Ma occorre andare oltre e non lasciare mai cadere il messaggio che i dati concretamente riportano all’attenzione di tutti. Dati che raccontano di una povertà esistente in città e nella nostra provincia. Che parlano di famiglie cui servono aiuto e sostengo per andare avanti e non cadere dalla povertà alla disperazione. Numeri che non smettono di fare accendere le spie dell’attenzione sociale e che vanno diversificandosi, qualitativamente, nel tempo con una velocità superiore ad ogni possibile risposta. Aumenta infatti il numero degli anziani che, nella solitudine di una precarietà economica e affettiva, necessitano di recarsi presso i centri di accoglienza e le mense quotidiane ed allungare la mano che hanno tenuta serrata fino a che la necessità non è diventata più forte di ogni dignitosa ricerca di sopravvivenza.

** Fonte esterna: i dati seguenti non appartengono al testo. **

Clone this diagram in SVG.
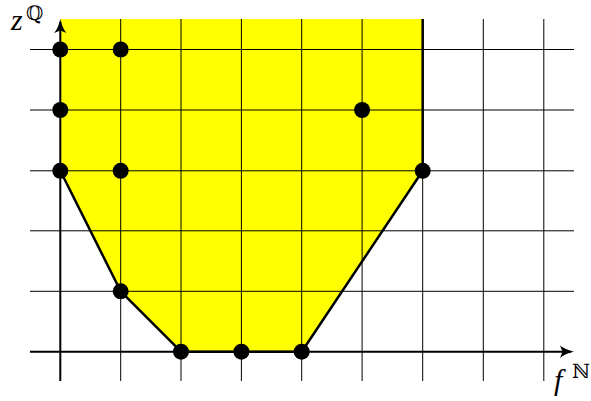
<svg xmlns="http://www.w3.org/2000/svg" width="591" height="401" viewBox="0 0 591 401">
<style>
.grid{stroke:#000;stroke-width:1;fill:none}
.axis{stroke:#000;stroke-width:2;fill:none}
.edge{stroke:#000;stroke-width:2.5;fill:none;stroke-linejoin:round}
.dot{fill:#000}
.lbl{font-family:"Liberation Serif","DejaVu Serif",serif;font-style:italic;font-size:30px;fill:#000}
.sup{font-family:"DejaVu Serif","Liberation Serif",serif;font-size:20px;fill:#000}
</style>
<rect width="591" height="401" fill="#fff"/>
<g id="region">
<polygon points="60.3,19 60.3,170.8 120.7,291.3 181,351.7 301.7,351.7 422.7,170.8 422.7,19" fill="#ffff00"/>
</g>
<g id="grid" class="grid">
<line x1="120.7" y1="19" x2="120.7" y2="381"/>
<line x1="181" y1="19" x2="181" y2="381"/>
<line x1="241.4" y1="19" x2="241.4" y2="381"/>
<line x1="301.7" y1="19" x2="301.7" y2="381"/>
<line x1="362.1" y1="19" x2="362.1" y2="381"/>
<line x1="422.7" y1="19" x2="422.7" y2="381"/>
<line x1="483.3" y1="19" x2="483.3" y2="381"/>
<line x1="543.8" y1="19" x2="543.8" y2="381"/>
<line x1="30" y1="49.5" x2="574" y2="49.5"/>
<line x1="30" y1="110" x2="574" y2="110"/>
<line x1="30" y1="170.8" x2="574" y2="170.8"/>
<line x1="30" y1="230.8" x2="574" y2="230.8"/>
<line x1="30" y1="291.3" x2="574" y2="291.3"/>
</g>
<g id="connectors">
<line class="axis" x1="30" y1="351.7" x2="571" y2="351.7"/>
<path d="M574,351.7 C568,350.5 563,348 560,345.5 L562.5,351.7 L560,357.9 C563,355.4 568,352.9 574,351.7 Z" fill="#000"/>
<line class="axis" x1="60.3" y1="381" x2="60.3" y2="22"/>
<path d="M60.3,19 C59.1,25 56.6,30 54.1,33 L60.3,30.5 L66.5,33 C64,30 61.5,25 60.3,19 Z" fill="#000"/>
<polyline class="edge" points="60.3,170.8 120.7,291.3 181,351.7 301.7,351.7 422.7,170.8 422.7,19"/>
</g>
<g id="points" class="dot">
<circle cx="60.3" cy="49.5" r="8"/>
<circle cx="120.7" cy="49.5" r="8"/>
<circle cx="60.3" cy="110" r="8"/>
<circle cx="362.1" cy="110" r="8"/>
<circle cx="60.3" cy="170.8" r="8"/>
<circle cx="120.7" cy="170.8" r="8"/>
<circle cx="422.7" cy="170.8" r="8"/>
<circle cx="120.7" cy="291.3" r="8"/>
<circle cx="181" cy="351.7" r="8"/>
<circle cx="241.4" cy="351.7" r="8"/>
<circle cx="301.7" cy="351.7" r="8"/>
</g>
<g id="label-z">
<text class="lbl" x="11" y="30">z</text>
<text class="sup" x="26" y="20">ℚ</text>
</g>
<g id="label-f">
<text class="lbl" x="554" y="390">f</text>
<text class="sup" x="572" y="378">ℕ</text>
</g>
</svg>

Nelle scuole, tanti sono i bambini e i giovani che hanno consapevolezza di non potere accedere a quotidiane semplici possibilità che, invece, non sono negate ai loro coetanei: da qui la scelta di effettuare apposite raccolte in alcuni momenti dell’anno, come l’inizio della scuola per avere a disposizione quaderni, libri, matite o il periodo del Natale per potere donare giocattoli nuovi o in ottimo stato, oppure la festa della Pasqua per consegnare alle piccole mani di tanti bimbi una sorpresa nascosta dentro un uovo di cioccolato. Sempre più sono anche le situazioni di povertà determinate dai rivolgimenti familiari dovuti a separazioni e abbandoni o alla perdita del posto di lavoro di uno o entrambi i componenti del nucleo familiare. Tanti continuano ad essere inoltre i poveri che la vita porta in città da altri Paesi dai quali costretti a fuggire per le più diversificate ragioni.

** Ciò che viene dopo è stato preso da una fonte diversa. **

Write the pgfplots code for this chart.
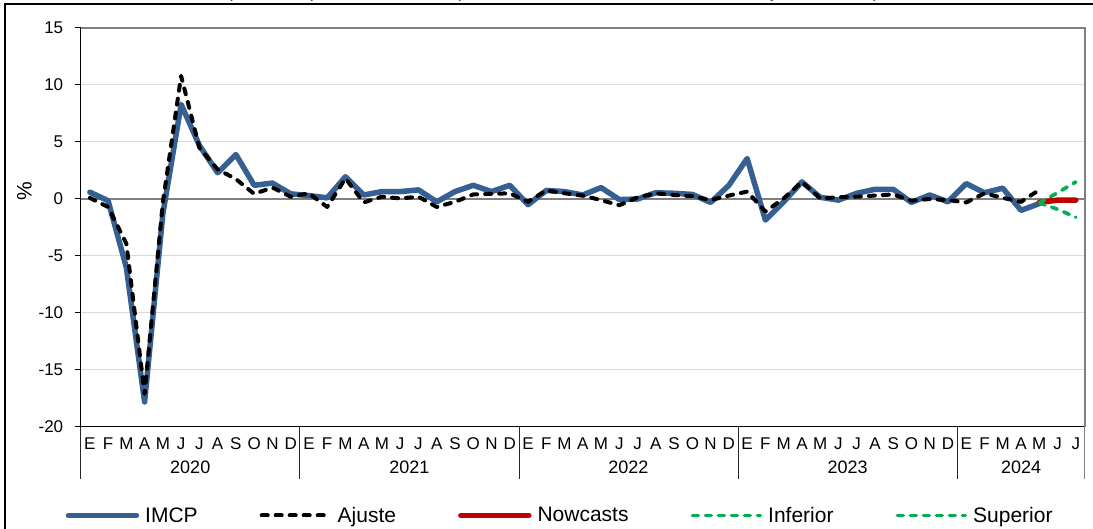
\documentclass[border=0pt]{standalone}
\usepackage{pgfplots}
\pgfplotsset{compat=1.18}
\usepackage{pgfplotstable}
\usepackage{fontspec}
\setmainfont{Liberation Sans}

\definecolor{imcp}{RGB}{55,96,146}
\definecolor{nowc}{RGB}{192,0,0}
\definecolor{banda}{RGB}{0,176,80}
\definecolor{rejilla}{RGB}{217,217,217}
\definecolor{eje}{RGB}{128,128,128}

% variacion mensual (%), enero 2020 = 0
\pgfplotstableread{
i imcp ajuste
0 0.6 0.1
1 -0.15 -0.7
2 -6.0 -3.9
3 -17.8 -17.1
4 -1.3 -0.3
5 8.3 10.8
6 4.7 4.5
7 2.3 2.6
8 3.9 1.75
9 1.2 0.45
10 1.4 1.0
11 0.45 0.2
12 0.3 0.5
13 0.1 -0.7
14 1.95 1.8
15 0.35 -0.3
16 0.65 0.2
17 0.65 0.05
18 0.8 0.2
19 -0.25 -0.7
20 0.65 -0.25
21 1.2 0.4
22 0.65 0.45
23 1.2 0.5
24 -0.5 -0.25
25 0.75 0.75
26 0.65 0.5
27 0.35 0.3
28 1.0 -0.1
29 -0.05 -0.55
30 0.0 0.15
31 0.55 0.5
32 0.5 0.35
33 0.4 0.25
34 -0.3 -0.1
35 1.2 0.3
36 3.55 0.65
37 -1.85 -1.1
38 -0.25 0.05
39 1.5 1.5
40 0.15 0.05
41 -0.1 0.15
42 0.5 0.2
43 0.85 0.3
44 0.85 0.4
45 -0.3 -0.15
46 0.35 0.0
47 -0.25 -0.1
48 1.35 -0.3
49 0.55 0.5
50 0.95 0.1
51 -1.0 -0.25
52 -0.4 0.8
}\serie

\begin{document}
\begin{tikzpicture}
\begin{axis}[
    at={(0pt,0pt)}, anchor=south west,
    scale only axis, width=1004.3pt, height=399pt,
    xmin=-0.5, xmax=54.5, ymin=-20, ymax=15,
    axis x line*=bottom, axis y line*=left,
    axis line style={black, line width=1pt},
    clip=false,
    xtick={0,...,54},
    xticklabels={E,F,M,A,M,J,J,A,S,O,N,D,E,F,M,A,M,J,J,A,S,O,N,D,E,F,M,A,M,J,J,A,S,O,N,D,E,F,M,A,M,J,J,A,S,O,N,D,E,F,M,A,M,J,J},
    ytick={-20,-15,...,15},
    tick align=outside, major tick length=6pt,
    x tick style={draw=none},
    y tick style={black, line width=1pt},
    ymajorgrids, major grid style={rejilla, line width=1pt},
    tick label style={font=\fontsize{17}{20}\selectfont},
    /pgf/number format/assume math mode=true,
    xticklabel style={anchor=base, yshift=-17pt},
    yticklabel style={xshift=-8pt},
    ylabel={\%}, ylabel style={font=\fontsize{21}{24}\selectfont, at={(ticklabel cs:0.59)}},
    legend columns=5,
    legend style={at={(axis cs:-0.5,-20)}, anchor=west, xshift=-15.2pt, yshift=-88.5pt,
        draw=none, fill=none, inner sep=0pt, font=\fontsize{21}{25}\selectfont,
        nodes={inner xsep=3pt, inner ysep=1pt},
        /tikz/every odd column/.append style={column sep=3pt},
        /tikz/every even column/.append style={column sep=59pt}},
    legend image code/.code={\draw[#1] (0pt,0pt) -- (68pt,0pt);},
]
\draw[eje, line width=1.2pt] (axis cs:-0.5,0) -- (axis cs:54.5,0);
\draw[eje, line width=1.2pt] (axis cs:-0.5,15) -- (axis cs:54.5,15) -- (axis cs:54.5,-20);

\addplot[imcp, line width=5.5pt, line join=round, line cap=round] table[x=i, y=imcp] {\serie};
\addplot[black, line width=4pt, line cap=round, line join=round, dash pattern=on 6pt off 8pt] table[x=i, y=ajuste] {\serie};
\addplot[nowc, line width=5.5pt, line cap=round] coordinates {(52,-0.3) (53,-0.1) (54,-0.1)};
\addplot[banda, line width=3.6pt, line cap=round, dash pattern=on 6pt off 7pt] coordinates {(52,-0.35) (53,-0.9) (54,-1.6)};
\addplot[banda, line width=3.6pt, line cap=round, dash pattern=on 6pt off 7pt] coordinates {(52,-0.35) (53,0.55) (54,1.5)};
\legend{IMCP,Ajuste,Nowcasts,Inferior,Superior}

% separadores y etiquetas de año
\draw[black!85, line width=0.8pt] (axis cs:-0.5,-20) -- ++(0pt,-52pt);
\draw[black!85, line width=0.8pt] (axis cs:11.5,-20) -- ++(0pt,-52pt);
\draw[black!85, line width=0.8pt] (axis cs:23.5,-20) -- ++(0pt,-52pt);
\draw[black!85, line width=0.8pt] (axis cs:35.5,-20) -- ++(0pt,-52pt);
\draw[black!85, line width=0.8pt] (axis cs:47.5,-20) -- ++(0pt,-52pt);
\draw[eje, line width=1pt] (axis cs:54.5,-20) -- ++(0pt,-52pt);
\node[anchor=base, yshift=-47pt, font=\fontsize{18}{21}\selectfont] at (axis cs:5.5,-20) {2020};
\node[anchor=base, yshift=-47pt, font=\fontsize{18}{21}\selectfont] at (axis cs:17.5,-20) {2021};
\node[anchor=base, yshift=-47pt, font=\fontsize{18}{21}\selectfont] at (axis cs:29.5,-20) {2022};
\node[anchor=base, yshift=-47pt, font=\fontsize{18}{21}\selectfont] at (axis cs:41.5,-20) {2023};
\node[anchor=base, yshift=-47pt, font=\fontsize{18}{21}\selectfont] at (axis cs:51,-20) {2024};
\end{axis}
% titulo (recortado por el borde superior) y marco
\node[anchor=base, font=\fontsize{18}{21}\selectfont] at (472.3pt,429pt)
    {(variación porcentual con respecto al mes anterior, enero de 2020 a julio de 2024)};
\draw[black, line width=1.2pt] (-75.7pt,423pt) rectangle (1030pt,-120pt);
\pgfresetboundingbox
\useasboundingbox (-80.7pt,427pt) rectangle (1012.3pt,-102pt);
\end{tikzpicture}
\end{document}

Ciò a cui siamo in ogni caso chiamati è iniziare ad affrontare i segni della povertà come indici chiari di una diseguaglianza che occorre superare o quantomeno limitare perché qualcosa cambi. Se da un lato la povertà ha ragioni di natura economica e di allocazione delle risorse, dall’altro ogni disuguaglianza viene rafforzata nel momento in cui nel quotidiano non si riescono a distinguere i bisogni reali e le necessità dal desiderio del superfluo e quest’ultimo diventa a volte falsa urgenza.

Diseguaglianza che viene alimentata da distinzioni spesso inopportunamente marcate tra tipologie di poveri, quasi esistessero realmente distinzioni e avesse senso definire scale di priorità rispetto a poveri da sostenere perché autoctoni e altri da lasciare a se stessi perché figli di terre diverse dalla nostra.

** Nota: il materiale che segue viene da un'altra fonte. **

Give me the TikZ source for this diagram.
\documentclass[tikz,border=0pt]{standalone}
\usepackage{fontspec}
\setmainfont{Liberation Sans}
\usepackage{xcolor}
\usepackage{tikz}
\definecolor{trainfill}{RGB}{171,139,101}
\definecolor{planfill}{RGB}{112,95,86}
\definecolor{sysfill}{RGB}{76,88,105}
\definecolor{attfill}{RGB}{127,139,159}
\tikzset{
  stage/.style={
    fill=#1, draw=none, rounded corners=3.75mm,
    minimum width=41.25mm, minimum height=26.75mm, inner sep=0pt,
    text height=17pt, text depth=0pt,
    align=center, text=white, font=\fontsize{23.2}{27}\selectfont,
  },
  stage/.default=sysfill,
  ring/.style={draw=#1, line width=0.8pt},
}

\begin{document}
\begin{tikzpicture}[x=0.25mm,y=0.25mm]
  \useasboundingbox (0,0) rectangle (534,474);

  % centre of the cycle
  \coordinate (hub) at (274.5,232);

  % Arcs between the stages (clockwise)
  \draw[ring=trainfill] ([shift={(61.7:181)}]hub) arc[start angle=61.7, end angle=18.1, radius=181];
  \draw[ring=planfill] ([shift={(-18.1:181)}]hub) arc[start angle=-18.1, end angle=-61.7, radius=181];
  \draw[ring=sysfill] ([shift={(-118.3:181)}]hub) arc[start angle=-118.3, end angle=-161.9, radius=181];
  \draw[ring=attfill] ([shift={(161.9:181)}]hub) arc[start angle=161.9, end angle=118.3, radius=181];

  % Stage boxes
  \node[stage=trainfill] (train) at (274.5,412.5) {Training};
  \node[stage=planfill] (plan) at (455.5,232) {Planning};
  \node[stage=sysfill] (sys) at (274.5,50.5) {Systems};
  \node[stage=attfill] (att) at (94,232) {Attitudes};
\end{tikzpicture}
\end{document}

Diseguaglianza che si radica nella scelta di tenersi lontani da tutte le occasioni che la vita collettiva e sociale offrono come opportunità di confronto e conoscenza: uniche strade in realtà, in ogni ambito dell’esistenza, per comprendere le relazioni e gli eventi. Anche la povertà e il desiderio di accostarvisi con dignità, non solo da parte di chi la vive sulla propria pelle.